Waitress

If you have heard anything about this movie, it’s the tragic story of the sudden death of the writer/director costar just before the film premiered at Sundance. Hopefully, you will hear more about her last work once this movie is seen by more people. Admittedly, it is difficult at first to separate that sad knowledge from a pure appreciation for the movie, but by the end you are thinking about the story she left behind and mourning the movies she will not get to make.

Former TV puff-ball Keri Russell puts on her Grown-Up-Actress pants as the titular waitress, a pie prodigy in a small down, stuck in a terrible domestic pickle: carrying the baby of her mean old snake of a husband (Jeremy Sisto). Russell is sweet and spicy steel in this role, accomplishing the feat of portraying a strong woman who is still trapped by her own weaknesses. Her dreams are always bubbling on the back burner, but reality keeps her from sampling what her heart most needs.

Her waitress friends (Shelly and Cheryl Hines) are great complements to her character and delicious characters in their own right. Their combined personalities get them through the week, but they, realists and dreamers all, each carry their own burdens home at night. The pie shop’s owner, Joe (an extra twinkly terrific Andy Griffith) drops in occasionally, threatening to be a clichéd character but always managing to elude it.

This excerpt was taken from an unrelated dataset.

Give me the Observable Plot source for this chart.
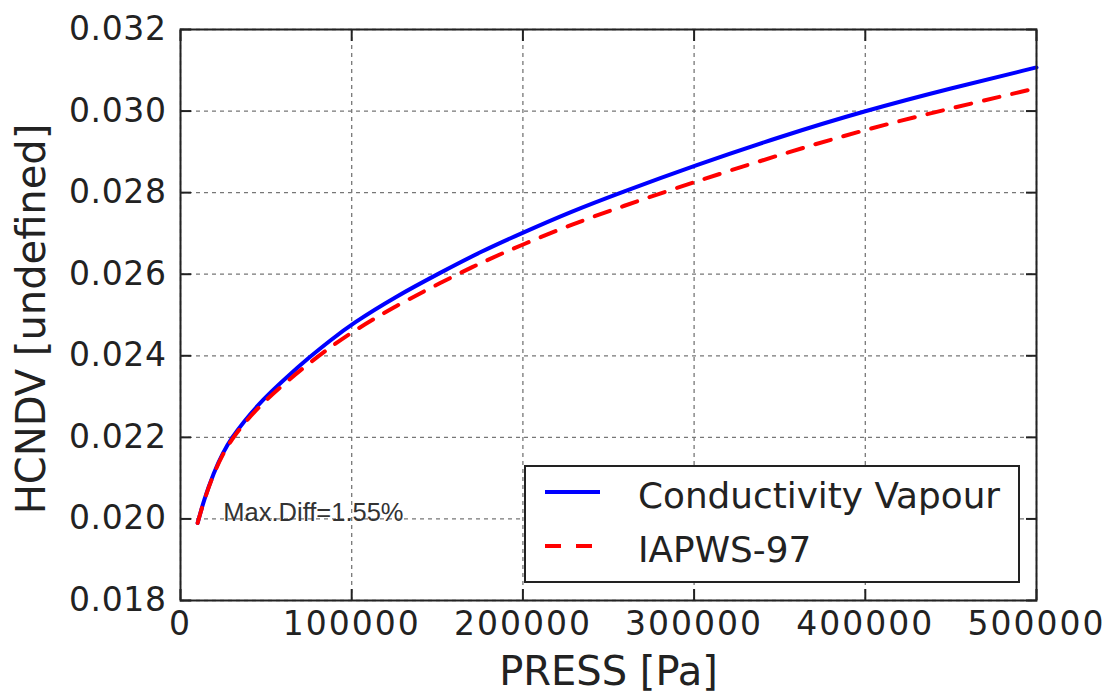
<!DOCTYPE html>
<html><head><meta charset="utf-8">
<script src="https://cdn.jsdelivr.net/npm/d3@7"></script>
<script src="https://cdn.jsdelivr.net/npm/@observablehq/plot@0.6"></script>
<style>
body{margin:0;background:#fff;}
#chart{position:relative;width:1105px;height:698px;}
#chart g[aria-label="x-axis tick label"] text{letter-spacing:2px;}
#chart g[aria-label="y-axis tick label"] text{letter-spacing:0.6px;}
</style>
</head><body><div id="chart"></div>
<script>
const pressure = [10000, 13600, 19300, 25100, 29800, 36800, 47900, 61300, 74800, 87600, 100000, 125600, 151900, 175200, 200000, 227800, 257000, 300000, 350000, 400000, 450000, 500000];
const conductivityVapour = [0.01990, 0.02045, 0.02113, 0.02165, 0.02198, 0.02238, 0.02292, 0.02345, 0.02395, 0.02438, 0.02478, 0.02545, 0.02604, 0.02655, 0.02702, 0.02753, 0.02800, 0.02866, 0.02937, 0.03001, 0.03056, 0.03107];
const iapws97 = [0.01990, 0.02044, 0.02111, 0.02162, 0.02194, 0.02233, 0.02284, 0.02334, 0.02381, 0.02421, 0.02458, 0.02522, 0.02579, 0.02628, 0.02673, 0.02721, 0.02765, 0.02826, 0.02893, 0.02955, 0.03007, 0.03056];
const seriesNames = ["Conductivity Vapour", "IAPWS-97"];
const xTicks = [0, 100000, 200000, 300000, 400000, 500000];
const yTicks = [0.018, 0.020, 0.022, 0.024, 0.026, 0.028, 0.030, 0.032];
const xLabel = "PRESS [Pa]";
const yLabel = "HCNDV [undefined]";
const annotation = [{x: 25000, y: 0.01996, text: "Max.Diff=1.55%"}];

const blueData = pressure.map((p, i) => ({x: p, y: conductivityVapour[i]}));
const redData = pressure.map((p, i) => ({x: p, y: iapws97[i]}));

const font = "DejaVu Sans";
const plot = Plot.plot({
  width: 1105, height: 698,
  marginLeft: 180, marginRight: 69, marginTop: 29, marginBottom: 98,
  style: {fontFamily: font, fontSize: "33px", color: "#222", background: "#fff"},
  x: {domain: [0, 500000]},
  y: {domain: [0.018, 0.032]},
  marks: [
    Plot.gridX(xTicks, {stroke: "#777", strokeOpacity: 1, strokeDasharray: "4,4", strokeWidth: 1.3}),
    Plot.gridY(yTicks, {stroke: "#777", strokeOpacity: 1, strokeDasharray: "4,4", strokeWidth: 1.3}),
    Plot.line(blueData, {x: "x", y: "y", stroke: "#0000ff", strokeWidth: 4, curve: "basis"}),
    Plot.line(redData, {x: "x", y: "y", stroke: "#ff0000", strokeWidth: 4, strokeDasharray: "16,13", curve: "basis"}),
    Plot.text(annotation, {x: "x", y: "y", text: "text", textAnchor: "start", lineAnchor: "bottom", fontFamily: "Liberation Sans", fontSize: 25.5, fill: "#333"}),
    Plot.axisX(xTicks, {anchor: "bottom", tickSize: -11, tickPadding: 22, tickFormat: d => String(d), label: null, strokeWidth: 2, stroke: "#222"}),
    Plot.axisX(xTicks, {anchor: "top", tickSize: -11, tickFormat: () => "", label: null, strokeWidth: 2, stroke: "#222"}),
    Plot.axisY(yTicks, {anchor: "left", tickSize: -11, tickPadding: 25, tickFormat: d => d.toFixed(3), label: null, strokeWidth: 2, stroke: "#222"}),
    Plot.axisY(yTicks, {anchor: "right", tickSize: -11, tickFormat: () => "", label: null, strokeWidth: 2, stroke: "#222"}),
    Plot.frame({stroke: "#222", strokeWidth: 2}),
    Plot.text([xLabel], {text: d => d, frameAnchor: "bottom", dy: 72, fontSize: 40, textAnchor: "middle", lineAnchor: "middle", fill: "#222"}),
    Plot.text([yLabel], {text: d => d, frameAnchor: "left", dx: -148, dy: 4, rotate: -90, fontSize: 40, textAnchor: "middle", lineAnchor: "middle", fill: "#222"})
  ]
});
const chart = document.getElementById("chart");
chart.appendChild(plot);

// legend
const leg = d3.create("svg").attr("width", 496).attr("height", 118)
  .style("position", "absolute").style("left", "524px").style("top", "465px");
leg.append("rect").attr("x", 1).attr("y", 1).attr("width", 494).attr("height", 116)
  .attr("fill", "#fff").attr("stroke", "#222").attr("stroke-width", 2);
const rows = [
  {name: seriesNames[0], color: "#0000ff", dash: null},
  {name: seriesNames[1], color: "#ff0000", dash: "16,15"}
];
rows.forEach((r, i) => {
  const cy = 27 + i * 54;
  leg.append("line").attr("x1", 21).attr("x2", r.dash ? 70 : 76).attr("y1", cy).attr("y2", cy)
    .attr("stroke", r.color).attr("stroke-width", 4).attr("stroke-dasharray", r.dash);
  leg.append("text").attr("x", 114).attr("y", cy + 16).text(r.name)
    .attr("font-family", font).attr("font-size", 35.8).attr("fill", "#222");
});
chart.appendChild(leg.node());
</script>
</body></html>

Shelly keeps the Fried Green Tomato treacle at bay and lets the natural charm of Russell drive the story. Russell expresses herself in pies, all sorts, creative and emotional and hilarious, while subsuming every part of her self and needs at home with Sisto. Long full-face shots of her give her lots of chances to broadcast her inner self to us, her invisible audience. Like Jennifer Aniston in The Good Girl, you come to believe how someone so beautiful and cool as Russell could end up wedged into life’s corner just so. Russell will not let herself be rescued, a trail I am sure I (were I in her shoes) could never aspire to, and she is the more alluring for her stubbornness on this point. She balances her guts with her weakness so delicately, you wriggle in your seat to keep up.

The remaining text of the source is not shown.